Sometimes we have to realize our favorite things from Japan, may it be manga, anime, MAD videos, doujinshi, or even video games are made by people, of flesh and blood. Until robots take over the world, the minds of men and women are the source of all that stuff. And those minds are influenced by the same things we are influenced in popular culture.
Viz's new prose imprint, Haikasoru, is bringing over to America translated science fiction books that show their relevance both to what we are familiar with from Japanese pop culture, but also the great science fiction pioneers of the west. These books, while read like light novels in length, are somewhat more serious and provides more substance within its 200-or-so pages.
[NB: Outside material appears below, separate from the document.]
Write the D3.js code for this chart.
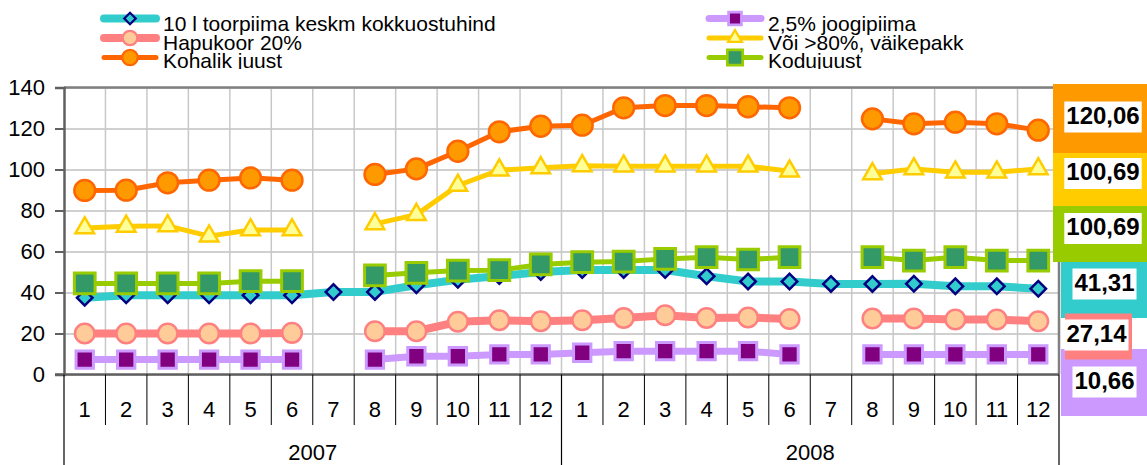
<!DOCTYPE html>
<html>
<head>
<meta charset="utf-8">
<script src="https://cdn.jsdelivr.net/npm/d3@7"></script>
<style>
  body { margin: 0; background: #fff; }
  svg { display: block; font-family: "Liberation Sans", Arial, sans-serif; }
</style>
</head>
<body>
<svg id="chart" width="1147" height="465"></svg>
<script>
// ---- data ----
var months = ["1","2","3","4","5","6","7","8","9","10","11","12",
              "1","2","3","4","5","6","7","8","9","10","11","12"];
var years = ["2007", "2008"];
var yTicks = [0, 20, 40, 60, 80, 100, 120, 140];

var toorpiima = [37.4, 38.7, 38.7, 38.7, 38.7, 38.7, 40.2, 40.3, 43.5, 46.2, 48, 50,
                 51, 51, 51, 47.9, 45.4, 45.4, 44.2, 44.2, 44.3, 43, 43, 41.8];
var joogipiima = [7.3, 7.3, 7.3, 7.3, 7.3, 7.3, null, 7.3, 8.9, 8.9, 9.8, 9.8,
                  10.6, 11.4, 11.4, 11.4, 11.4, 9.8, null, 9.8, 9.8, 9.8, 9.8, 9.8];
var hapukoor = [20, 20, 20, 20, 20, 20.3, null, 21.1, 21.1, 25.7, 26.5, 26,
                26.5, 27.6, 28.9, 27.6, 27.8, 27.1, null, 27.3, 27.3, 26.8, 26.8, 26];
var voi = [71.5, 72.3, 72.5, 67.5, 70.5, 70.5, null, 73.5, 78, 92.2, 99.7, 100.8,
           101.8, 101.6, 101.6, 101.6, 101.6, 99.2, null, 97.9, 100.3, 98.7, 98.7, 100.3];
var kohalik = [89.8, 89.9, 93.5, 94.8, 95.9, 94.8, null, 97.6, 100.3, 108.9, 118.4, 121.1,
               121.6, 130.1, 131.2, 131.2, 130.6, 130.1, null, 124.7, 122.3, 123.1, 122.3, 119.2];
var kodujuust = [44.4, 44.4, 44.4, 44.4, 45.5, 45.5, null, 48.3, 49.6, 50.7, 50.9, 53.7,
                 54.8, 55.1, 56.4, 57.2, 56.1, 57.2, null, 57.2, 55.6, 57.2, 55.6, 55.6];

var seriesNames = ["10 l toorpiima keskm kokkuostuhind", "2,5% joogipiima", "Hapukoor 20%",
                   "Või >80%, väikepakk", "Kohalik juust", "Kodujuust"];
var lastLabels = ["41,31", "10,66", "27,14", "100,69", "120,06", "100,69"];

// ---- styles per series ----
var styles = [
  {values: toorpiima,  line: "#33CCCC", box: "#33CCCC", lw: 8, sym: "diamond", size: 120, fill: "#33CCCC", stroke: "#000080", sw: 2.5},
  {values: joogipiima, line: "#CC99FF", box: "#CC99FF", lw: 7, sym: d3.symbolSquare, size: 300, fill: "#800080", stroke: "#CC99FF", sw: 3},
  {values: hapukoor,   line: "#FF8080", box: "#FF8080", lw: 8, sym: d3.symbolCircle, size: 300, fill: "#FFCC99", stroke: "#FF8080", sw: 2.5},
  {values: voi,        line: "#FFCC00", box: "#FFCC00", lw: 5, sym: d3.symbolTriangle, size: 150, fill: "#FFFF99", stroke: "#FFCC00", sw: 2.5},
  {values: kohalik,    line: "#FF6600", box: "#FF9900", lw: 5, sym: d3.symbolCircle, size: 340, fill: "#FF9900", stroke: "#FF6600", sw: 2.5},
  {values: kodujuust,  line: "#99CC00", box: "#99CC00", lw: 5, sym: d3.symbolSquare, size: 430, fill: "#339966", stroke: "#99CC00", sw: 3}
];

var svg = d3.select("#chart");
var plotLeft = 64, plotRight = 1059, plotTop = 87.5, plotBottom = 374.5;

var x = d3.scaleBand().domain(d3.range(months.length)).range([plotLeft, plotRight]);
var y = d3.scaleLinear().domain([0, 140]).range([plotBottom, plotTop]);
var cx = function(i) { return x(i) + x.bandwidth() / 2; };

function symPath(s, scale) {
  var sz = s.size * (scale || 1);
  if (s.sym === "diamond") return d3.symbol(d3.symbolSquare, sz)();
  return d3.symbol(s.sym, sz)();
}

// gridlines
svg.append("g")
  .attr("transform", "translate(" + plotLeft + ",0)")
  .call(d3.axisLeft(y).tickValues(yTicks).tickSize(-(plotRight - plotLeft)).tickFormat(""))
  .call(function(g) {
    g.select(".domain").remove();
    g.selectAll("line").attr("stroke", "#C0C0C0").attr("stroke-width", 1.5);
  });
svg.append("g").selectAll("line")
  .data(d3.range(1, months.length))
  .join("line")
  .attr("x1", function(i) { return x(i); }).attr("x2", function(i) { return x(i); })
  .attr("y1", plotTop).attr("y2", plotBottom)
  .attr("stroke", "#C8C8C8").attr("stroke-width", 1.5);

// frame
svg.append("path")
  .attr("d", "M" + plotLeft + "," + plotTop + "H" + plotRight + "V" + plotBottom)
  .attr("fill", "none").attr("stroke", "#808080").attr("stroke-width", 2.5);

// y axis
svg.append("g")
  .attr("transform", "translate(" + plotLeft + ",0)")
  .call(d3.axisLeft(y).tickValues(yTicks).tickSize(9).tickPadding(10))
  .call(function(g) {
    g.select(".domain").attr("stroke", "#606060").attr("stroke-width", 2.5);
    g.selectAll("line").attr("stroke", "#606060").attr("stroke-width", 2);
    g.selectAll("text").attr("font-size", 22).attr("fill", "#000")
      .attr("font-family", "Liberation Sans, Arial, sans-serif");
  });

// x axis line
svg.append("line")
  .attr("x1", plotLeft - 9).attr("x2", plotRight).attr("y1", plotBottom).attr("y2", plotBottom)
  .attr("stroke", "#606060").attr("stroke-width", 2.5);

// month ticks and labels
var xa = svg.append("g");
xa.selectAll("line.m")
  .data(d3.range(0, months.length + 1).filter(function(i) { return i % 12 !== 0; }))
  .join("line").attr("class", "m")
  .attr("x1", function(i) { return x(i); }).attr("x2", function(i) { return x(i); })
  .attr("y1", plotBottom).attr("y2", 425)
  .attr("stroke", "#000").attr("stroke-width", 1);
xa.selectAll("line.yr")
  .data([0, 12, 24])
  .join("line").attr("class", "yr")
  .attr("x1", function(i) { return i < 24 ? x(i) : plotRight; })
  .attr("x2", function(i) { return i < 24 ? x(i) : plotRight; })
  .attr("y1", plotBottom).attr("y2", 465)
  .attr("stroke", "#000").attr("stroke-width", 1.2);
xa.selectAll("text.m")
  .data(months)
  .join("text").attr("class", "m")
  .attr("x", function(d, i) { return cx(i); })
  .attr("y", 417)
  .attr("text-anchor", "middle").attr("font-size", 22)
  .text(function(d) { return d; });
xa.selectAll("text.yr")
  .data(years)
  .join("text").attr("class", "yr")
  .attr("x", function(d, i) { return (x(i * 12) + (i === 1 ? plotRight : x(12))) / 2; })
  .attr("y", 460)
  .attr("text-anchor", "middle").attr("font-size", 22)
  .text(function(d) { return d; });

// series
var line = d3.line()
  .defined(function(d) { return d != null; })
  .x(function(d, i) { return cx(i); })
  .y(function(d) { return y(d); });

styles.forEach(function(s) {
  var g = svg.append("g");
  g.append("path")
    .attr("d", line(s.values))
    .attr("fill", "none").attr("stroke", s.line).attr("stroke-width", s.lw)
    .attr("stroke-linejoin", "round");
  g.selectAll("path.mk")
    .data(s.values.map(function(v, i) { return {v: v, i: i}; }).filter(function(d) { return d.v != null; }))
    .join("path").attr("class", "mk")
    .attr("d", symPath(s))
    .attr("transform", function(d) {
      return "translate(" + cx(d.i) + "," + y(d.v) + ")" + (s.sym === "diamond" ? " rotate(45)" : "");
    })
    .attr("fill", s.fill).attr("stroke", s.stroke).attr("stroke-width", s.sw);
});

// legend
var legendPos = [
  {lx: 100, row: 0}, {lx: 705, row: 0},
  {lx: 100, row: 1}, {lx: 705, row: 1},
  {lx: 100, row: 2}, {lx: 705, row: 2}
];
var rowY = [18.5, 38, 57.5];
var baseY = [30.5, 49.5, 68];
svg.append("clipPath").attr("id", "legclip")
  .append("rect").attr("x", 0).attr("y", 0).attr("width", 1147).attr("height", 69);
var leg = svg.append("g").attr("clip-path", "url(#legclip)");
styles.forEach(function(s, k) {
  var p = legendPos[k];
  var ly = rowY[p.row];
  leg.append("line")
    .attr("x1", p.lx + 4).attr("x2", p.lx + 56).attr("y1", ly).attr("y2", ly)
    .attr("stroke", s.line).attr("stroke-width", s.lw).attr("stroke-linecap", "round");
  leg.append("path")
    .attr("d", symPath(s, 0.55))
    .attr("transform", "translate(" + (p.lx + 30) + "," + ly + ")" + (s.sym === "diamond" ? " rotate(45)" : ""))
    .attr("fill", s.fill).attr("stroke", s.stroke).attr("stroke-width", s.sw * 0.9);
  leg.append("text")
    .attr("x", p.lx + 63).attr("y", baseY[p.row])
    .attr("font-size", 21)
    .text(seriesNames[k]);
});

// value boxes at the right
var boxLayout = [
  {x: 1061, y: 262, w: 86, h: 56, tx: 1104.5, ty: 290.5},   // toorpiima
  {x: 1061, y: 349, w: 86, h: 67, tx: 1104.5, ty: 388.5},   // joogipiima
  {x: 1065, y: 313.5, w: 67, h: 46, tx: 1096.5, ty: 341.5}, // hapukoor
  {x: 1053, y: 153, w: 94, h: 53, tx: 1103, ty: 180},       // voi
  {x: 1053, y: 84, w: 94, h: 69, tx: 1103, ty: 123.5},      // kohalik
  {x: 1053, y: 206, w: 94, h: 56, tx: 1103, ty: 235}        // kodujuust
];
var drawOrder = [4, 3, 5, 0, 1, 2];
drawOrder.forEach(function(k) {
  var b = boxLayout[k];
  var g = svg.append("g");
  g.append("rect")
    .attr("x", b.x).attr("y", b.y).attr("width", b.w).attr("height", b.h)
    .attr("fill", styles[k].box);
  var wr = g.append("rect").attr("fill", "#fff");
  var t = g.append("text")
    .attr("x", b.tx).attr("y", b.ty)
    .attr("text-anchor", "middle").attr("font-size", 24).attr("font-weight", "bold")
    .text(lastLabels[k]);
  var len = t.node().getComputedTextLength();
  wr.attr("x", b.tx - len / 2 - 2).attr("y", b.ty - 22)
    .attr("width", len + 4).attr("height", 31);
});
</script>
</body>
</html>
All You Need Is Kill is one of the first two novels (this being the other) published under that imprint, and it's quite the ride. Written by Yokuwakaru Gendai Mahou's Hiroshi Sakurazaka, this particular piece technically is a light novel, but it's not like any light novel on the shelves right now in the States. Why's that?
All You Need Is Kill
Kill is a story about the not-so-distant future. Humanity is engrossed in a war with an unfamiliar alien threat. The protagonist, a cheeky but level-headed recruit Keiji Kirya, starts out as a total newbie and gradually learns his way around the entire truth of the situation, meanwhile dressed in some kind of robotic suit, wielding the usual sci-fi weaponry, and honing his killer instincts.
The catch is that Kiriya discovers everything through a repeated experience--he relives a period of 48 hours, each time ending with a not-quite metaphorical BAD END. There is no nice boat waiting for him, just the same alien menace trying (and successfully) destroying him in countless different ways. It is Groundhog Day meets Starship Troopers.
The characters that surround Kiriya remain largely static. However, not unlike trying to get 100% on a visual novel or a particular Zelda game, each death and reset bring the protagonist down a different path, that reveals to him new information about what is going in the world that a previous trip down the same routine would not have given him.
Sakurazaka's writing in Kill is rather fast paced and to the point, making these 200-some pages to an even faster read. The story is engaging enough, too, that you'll appreciate being able to complete it in a handful of hours. Besides the usual grotesque alien biology and uncultured military life as generally described by like, uncultured words, there's not much that could be objectionable.
Like many light novels, Kill is particular in how it reconstructs its scenes and concepts using ideas we might already be familiar with; tropes. Instead of laboring over detailed description of Kill's technology and dwelling on the eccentric minor characters, Sakurazaka evoke these tropes most of us are familiar with, and focuses the exposition more so on what is going on. Perhaps that attributes to the novel's economy of words, but it manages to make reading about the same routines rather interesting and well-paced. At the same time, the dialog and characterization are direct and pointed, focusing on what is happening; the story is a well-wrapped puzzle, and it takes full advantage of that nonlinear narrative.
If you're into action anime and want something a little less juvenile to read, that doesn't take place in a school, this may well be it. At the same time, titles like this makes Haikasoru a promising concept, if it could continue to deliver novels that may satisfy a more typical sci-fi readership beyond those who only browse the manga section of your local bookstores. It's no coincidence that in the typical big-box bookstore, you can only find All You Need Is Kill in the sci-fi/fantasy section.